Data compiled by the U.S. Bureau of Labor Statistics Data – and analyzed in a report issued by the Federal Reserve Bank of St. Louis – suggests that the Great Recession of 2007-09 is no exception.
Not by a long shot.
African-American workers have lost jobs at a rate 50 percent higher than white employees over the last two years, according to the study prepared by Howard Wall, a St. Louis Fed economist and vice president.
Wall found the gap is even more profound when unemployment is broken down by gender:
Projecting the volume of jobs lost had recession not interrupted the trajectory of the economy, Wall determined that black women are now unemployed at a rate (10.8 percent) twice that of white women (5.4 percent).
“There are a lot of unfortunate effects of the recession, one being that many of the gains made by black women over the last 20 years have been erased,” said Wall.
Defying the odds, workers in some sectors have dodged the unemployment bullet.
Wall’s study determined, for instance, that the unemployment rate among Hispanics has dropped by less than a percentage point over the last 23 months.
“The downturn in the economy has hurt, but not as bad as we thought it would,” said Jorge Riopedre, executive director of the Hispanic Chamber of Commerce of Greater St. Louis.
Riopedre gives credit for the relatively low numbers to the employers he says are reaching out to bilingual customers and clients.
Robyn Berkley says businesses that have watched diversity walk out the door following a layoff can trace the loss of diversity to a basic tenet of hiring economics.
“As organizations moved to become more diverse, their more recent hires have been minorities and women,” said the assistant professor of business at Southern Illinois University Edwardsville.
“If laying off is based on seniority, then seniority trumps.”
Kathy Osborn, executive director of the Regional Business Council, points out that many companies have, in fact, maintained a well-balanced work force over the last 23 months.
For those businesses, Osborn said, recruitment is just the first step in an overall strategy to “cultivate and promote” women and minorities.
A company that invests in the future of its employees by actively enlisting them in color- and gender-blind training and advancement programs is more likely to value that investment when decisions are made about who should stay and who should go during economic declines.
“If you’ve been doing that all along, I would not suspect you’d see any change in diversity,” said Osborn.
With the country pulling out of the recession, firms that haven’t strived to diversify middle and top management may now be forced to start the process of broadening their employment pool anew.
Forecasts of jobs lagging far behind other segments of the economic recovery, the experts say, could mean that the diversification of many businesses may be a long time coming.
“Obviously, it is going to be a slow, slow process,” said Jim Breaugh, a management professor at the University of Missouri-St.
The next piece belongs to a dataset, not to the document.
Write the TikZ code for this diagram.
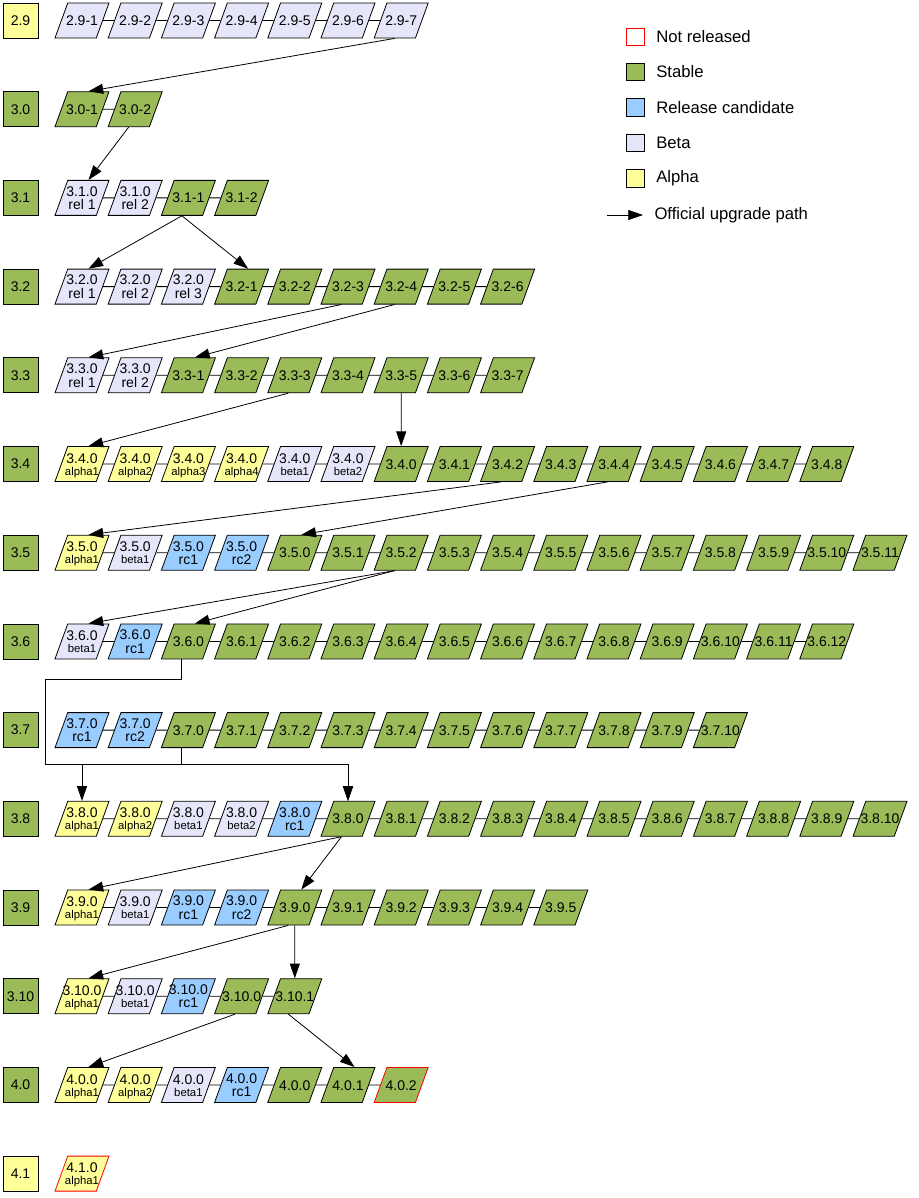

Louis.
When it comes to hiring, Breaugh believes men will lag behind other employment groups as the effects of the recession begin to end.
The reason, he notes, is a short-term employment market that is expected to offer more positions in health care, retail services and education — jobs that traditionally attract women.
Wall, though, believes the jobless recovery will, for the most part, be indiscriminate.
“We’re still looking at two years until overall employment returns to where it was when the recession began,” said the Federal Reserve official. “
And that’s the optimistic story. That’s not for groups that have a much steeper hole to climb out of.”